RECORDS FOR THIS TASK.

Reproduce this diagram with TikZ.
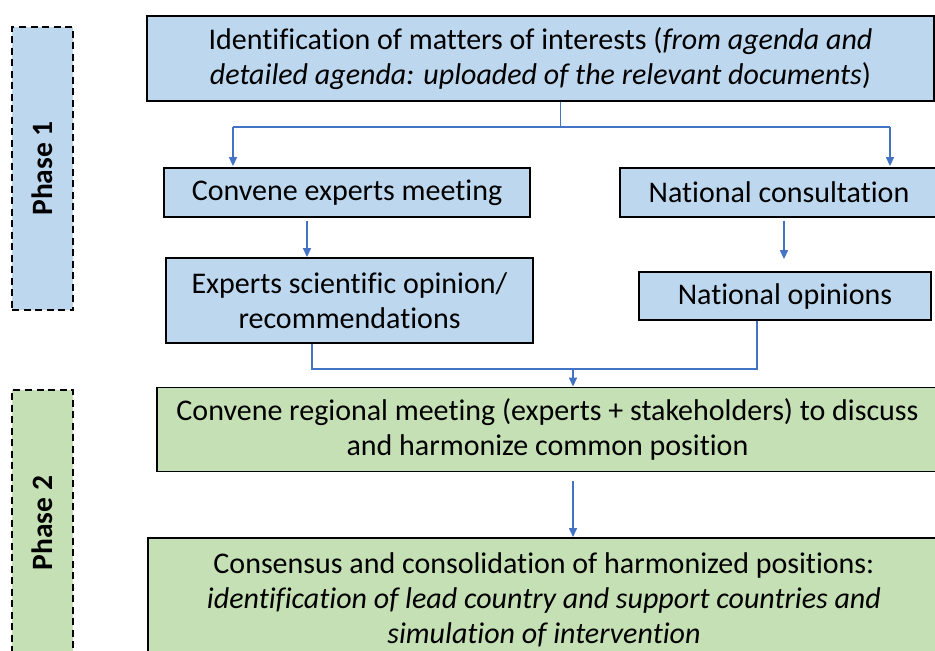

* * *

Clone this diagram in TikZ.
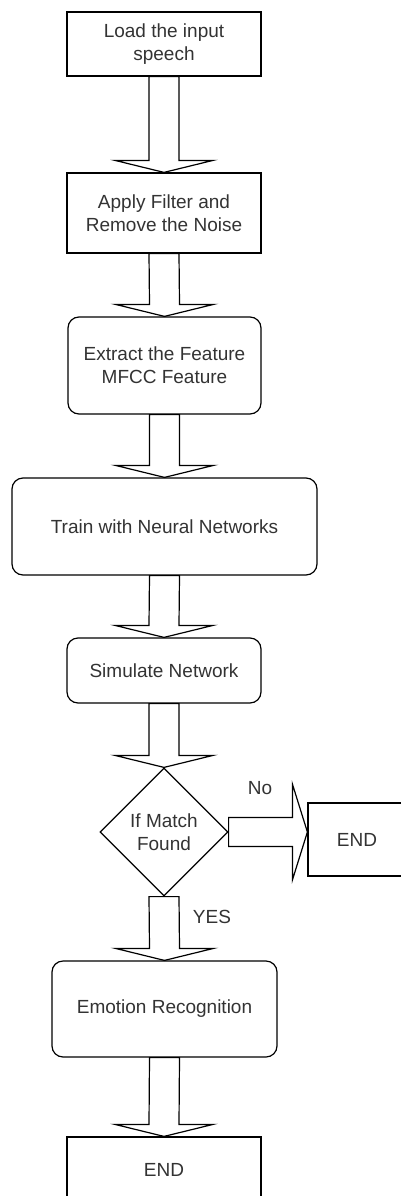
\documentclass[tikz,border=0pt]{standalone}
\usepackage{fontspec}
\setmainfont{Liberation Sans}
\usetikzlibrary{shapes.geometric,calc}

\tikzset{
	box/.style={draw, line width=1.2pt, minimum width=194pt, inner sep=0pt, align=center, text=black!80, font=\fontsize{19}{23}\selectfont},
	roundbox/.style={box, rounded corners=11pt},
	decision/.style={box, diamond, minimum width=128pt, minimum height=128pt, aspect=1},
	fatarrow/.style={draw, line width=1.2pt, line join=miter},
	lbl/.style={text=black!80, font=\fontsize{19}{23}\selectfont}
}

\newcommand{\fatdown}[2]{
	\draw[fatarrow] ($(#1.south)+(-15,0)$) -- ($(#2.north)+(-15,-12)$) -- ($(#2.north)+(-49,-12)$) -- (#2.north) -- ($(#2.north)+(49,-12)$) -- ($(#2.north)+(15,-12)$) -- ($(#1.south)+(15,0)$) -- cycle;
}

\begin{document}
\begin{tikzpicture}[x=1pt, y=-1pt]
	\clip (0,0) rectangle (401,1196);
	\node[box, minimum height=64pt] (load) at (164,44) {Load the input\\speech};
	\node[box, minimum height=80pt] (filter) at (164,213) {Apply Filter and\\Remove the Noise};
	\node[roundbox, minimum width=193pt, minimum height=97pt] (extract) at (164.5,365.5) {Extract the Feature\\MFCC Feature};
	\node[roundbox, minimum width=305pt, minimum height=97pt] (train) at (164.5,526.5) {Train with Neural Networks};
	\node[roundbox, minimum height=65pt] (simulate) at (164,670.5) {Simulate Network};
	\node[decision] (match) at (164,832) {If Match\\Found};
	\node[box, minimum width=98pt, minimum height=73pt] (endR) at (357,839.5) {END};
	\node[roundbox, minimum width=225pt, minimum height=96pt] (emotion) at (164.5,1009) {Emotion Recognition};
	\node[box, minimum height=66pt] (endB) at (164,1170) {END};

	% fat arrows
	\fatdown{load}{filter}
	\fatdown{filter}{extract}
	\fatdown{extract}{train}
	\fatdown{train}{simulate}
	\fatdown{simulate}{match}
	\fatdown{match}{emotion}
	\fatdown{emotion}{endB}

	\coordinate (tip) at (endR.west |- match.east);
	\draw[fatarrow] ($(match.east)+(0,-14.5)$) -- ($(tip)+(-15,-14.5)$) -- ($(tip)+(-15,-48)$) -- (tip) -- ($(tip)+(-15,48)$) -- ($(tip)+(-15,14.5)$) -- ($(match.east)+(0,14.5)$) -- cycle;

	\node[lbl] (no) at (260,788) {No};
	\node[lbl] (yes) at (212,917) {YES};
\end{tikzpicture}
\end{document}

TASK INSTRUCTIONS. Search the listing for the string "with". Copy each line where it turns up.

RESULT OF THIS EXERCISE.
Reproduce this diagram with TikZ.
	\node[roundbox, minimum width=305pt, minimum height=97pt] (train) at (164.5,526.5) {Train with Neural Networks};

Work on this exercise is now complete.